И мы бежали, старый и малый, мимо колхозной бахчи с наросшей капустой, размером с футбольный мяч, мимо старых ветел, по выжженной зноем стерне скошенного луга – я босиком, подпрыгивая, когда уколюсь, а бывший солдат в ботинках.
И чем ближе к кудрям ивняка, к рябине и ежевике, тем ниже пригибается дядя Саша, и я подражаю ему.
Вдруг слышу плеск – где-то совсем рядом на реке плеск – это утки... вот крякнула одна, вот закрякали сразу несколько других... какая радость! И вдруг с шумом и свистом, словно их пугнули, они взнялись и полетели прочь – низко, низко... уходят, уходят... даже отогнутые назад лапки видно... Что-то почуяли?
– Падаем! – прошипел дядя Саша, и мы рухнули, разгребая ветки еремы. Прямо перед моим ртом – сизая, туманная ягода ежевики, я ее беру дрожащими губами. Сердце бешено колотится, ягоду не могу проглотить.
– Вернутся... – щерит зубы дядя.
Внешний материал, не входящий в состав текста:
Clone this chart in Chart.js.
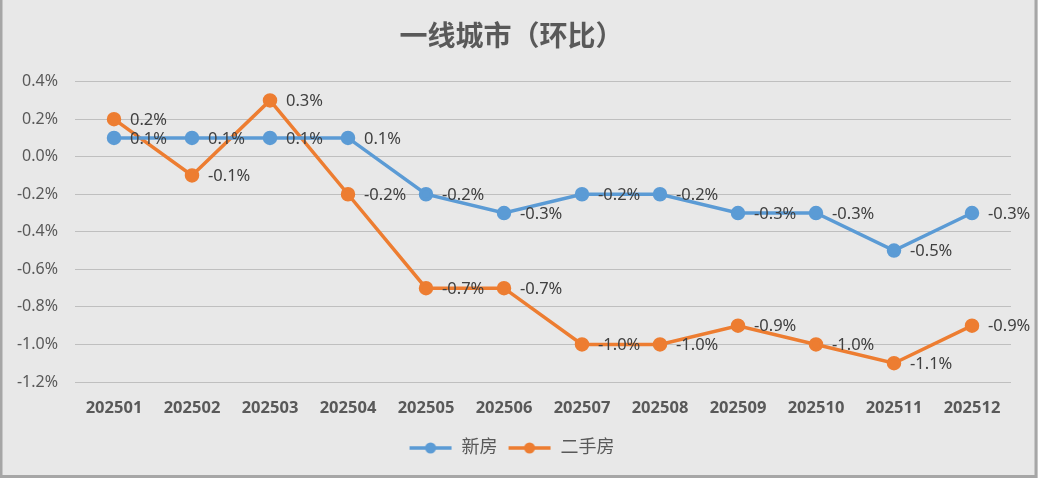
<!DOCTYPE html>
<html lang="zh">
<head>
<meta charset="UTF-8">
<title>一线城市（环比）</title>
<script src="https://cdn.jsdelivr.net/npm/chart.js"></script>
<style>
    html, body { margin: 0; padding: 0; background: #e8e8e8; }
    #wrap { width: 1038px; height: 478px; }
</style>
</head>
<body>
<div id="wrap"><canvas id="chart" width="1038" height="478"></canvas></div>
<script>
    var months = ["202501", "202502", "202503", "202504", "202505", "202506",
                  "202507", "202508", "202509", "202510", "202511", "202512"];
    var newHomes = [0.1, 0.1, 0.1, 0.1, -0.2, -0.3, -0.2, -0.2, -0.3, -0.3, -0.5, -0.3];
    var resale = [0.2, -0.1, 0.3, -0.2, -0.7, -0.7, -1.0, -1.0, -0.9, -1.0, -1.1, -0.9];
    var seriesNames = ["新房", "二手房"];
    var colors = ["#5b9bd5", "#ed7d31"];

    var FONT = "'Noto Sans', 'Noto Sans CJK SC', sans-serif";

    // little legend marker: line with a dot in the middle
    function marker(color) {
        var c = document.createElement("canvas");
        c.width = 44; c.height = 14;
        var g = c.getContext("2d");
        g.strokeStyle = color;
        g.lineWidth = 3.5;
        g.beginPath(); g.moveTo(1, 7); g.lineTo(43, 7); g.stroke();
        g.fillStyle = color;
        g.beginPath(); g.arc(22, 7, 5.5, 0, Math.PI * 2); g.fill();
        return c;
    }
    var markers = [marker(colors[0]), marker(colors[1])];

    var frame = {
        id: "frame",
        beforeDraw: function(chart) {
            var ctx = chart.ctx;
            ctx.save();
            ctx.fillStyle = "#e8e8e8";
            ctx.fillRect(0, 0, chart.width, chart.height);
            ctx.restore();
        },
        afterDraw: function(chart) {
            var ctx = chart.ctx;
            ctx.save();
            ctx.strokeStyle = "#a6a6a6";
            ctx.lineWidth = 3;
            ctx.beginPath();
            ctx.moveTo(1, 0);
            ctx.lineTo(1, chart.height - 1.5);
            ctx.lineTo(chart.width - 2, chart.height - 1.5);
            ctx.lineTo(chart.width - 2, 0);
            ctx.stroke();
            ctx.restore();
        }
    };

    var pointLabels = {
        id: "pointLabels",
        afterDatasetsDraw: function(chart) {
            var ctx = chart.ctx;
            ctx.save();
            ctx.font = "16.5px " + FONT;
            ctx.fillStyle = "#404040";
            ctx.textAlign = "left";
            ctx.textBaseline = "middle";
            chart.data.datasets.forEach(function(ds, i) {
                chart.getDatasetMeta(i).data.forEach(function(pt, j) {
                    ctx.fillText(ds.data[j].toFixed(1) + "%", pt.x + 16, pt.y + 1);
                });
            });
            ctx.restore();
        }
    };

    new Chart(document.getElementById("chart"), {
        type: "line",
        data: {
            labels: months,
            datasets: [
                { label: seriesNames[0], data: newHomes, borderColor: colors[0], backgroundColor: colors[0],
                  borderWidth: 3.5, pointRadius: 5.5, pointHoverRadius: 5.5, tension: 0 },
                { label: seriesNames[1], data: resale, borderColor: colors[1], backgroundColor: colors[1],
                  borderWidth: 3.5, pointRadius: 5.5, pointHoverRadius: 5.5, tension: 0 }
            ]
        },
        options: {
            responsive: false,
            animation: false,
            layout: { padding: { left: 12, right: 27, top: 0, bottom: 11 } },
            plugins: {
                title: {
                    display: true,
                    text: "一线城市（环比）",
                    color: "#595959",
                    font: { family: "'Noto Sans CJK SC', sans-serif", size: 28, weight: "bold", lineHeight: 1.2 },
                    padding: { top: 19, bottom: 29 }
                },
                legend: {
                    position: "bottom",
                    labels: {
                        usePointStyle: true,
                        pointStyleWidth: 44,
                        boxHeight: 14,
                        color: "#595959",
                        font: { family: FONT, size: 18 },
                        padding: 10,
                        generateLabels: function(chart) {
                            return chart.data.datasets.map(function(ds, i) {
                                return { text: ds.label, pointStyle: markers[i], fillStyle: colors[i],
                                         strokeStyle: colors[i], lineWidth: 0, datasetIndex: i, fontColor: "#595959" };
                            });
                        }
                    }
                },
                tooltip: { enabled: false }
            },
            scales: {
                x: {
                    offset: true,
                    grid: { display: false, drawTicks: false },
                    border: { display: false },
                    ticks: { color: "#595959", font: { family: FONT, size: 16.5, weight: "bold" }, padding: 16 },
                    afterFit: function(s) { s.height = 47; }
                },
                y: {
                    min: -1.2,
                    max: 0.4,
                    ticks: {
                        stepSize: 0.2,
                        color: "#595959",
                        font: { family: FONT, size: 16 },
                        padding: 17,
                        callback: function(v) { return v.toFixed(1) + "%"; }
                    },
                    grid: { color: "#bfbfbf", lineWidth: 1, drawTicks: false },
                    border: { display: false },
                    afterFit: function(s) { s.width = 63; }
                }
            }
        },
        plugins: [frame, pointLabels]
    });
</script>
</body>
</html>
И подтягиваясь, ползет по-пластунски к воде, к кочкам рогоза, к розовым его цветам, к белым кувшинкам с округлыми тарелками листьев, распластанными по воде.
Я локтями уже в воде, неловко булькнул – дядя Саша сердито оглядывается... Тишина.
Охотник, медленно развалив перед собой стволом винтовки стену камыша, изготовился и замер.
Комар лезет мне в ухо, а другие два крутятся возле носа. Но руки мои заняты – я на них упираюсь, если я освобожу их – лягу грудью в черную воду. А между тем пальцы мои в тине наткнулись на что-то шевелящееся, от страха и брезгливости я выдергиваю со чмоканием одну руку и шепчу:
– Дядя Саша, тут раки, да? – Я неплохо плаваю, я неплохо рыбу ловлю, но боюсь всего невидимого, живущего в иле: пиявок, волосоподобных существ, червей.
– Летят, – свистом губ отвечает, толком не расслышав меня, охотник.
И правда, утки, кажется, возвращаются. Сделали круг, чуть выше зеленых зарослей, и вот, не завершив второго круга, вытянув "шасси", посыпались на воду. И молча, умиротворенно закачались на сверкающей поверхности.
Дядя Саша огладил двумя пальцами свои ворошиловские усики и явно изготовился стрелять, хотя расстояние до цели неблизкое – метров семьдесят. Может, поближе подплывут?
К моему восторгу, одна неожиданно приблизилась и замерла на воде боком к нам. Почему же дядя Саша не стреляет?! Вот же мишень!
– Дядя Саш!..
Он в ответ только дернул щекой: не мешай.
Вот серая уточка совсем уж близко... ну, почему, почему дядя Саша не стреляет??? Он боится не попасть? Тут и я попал бы.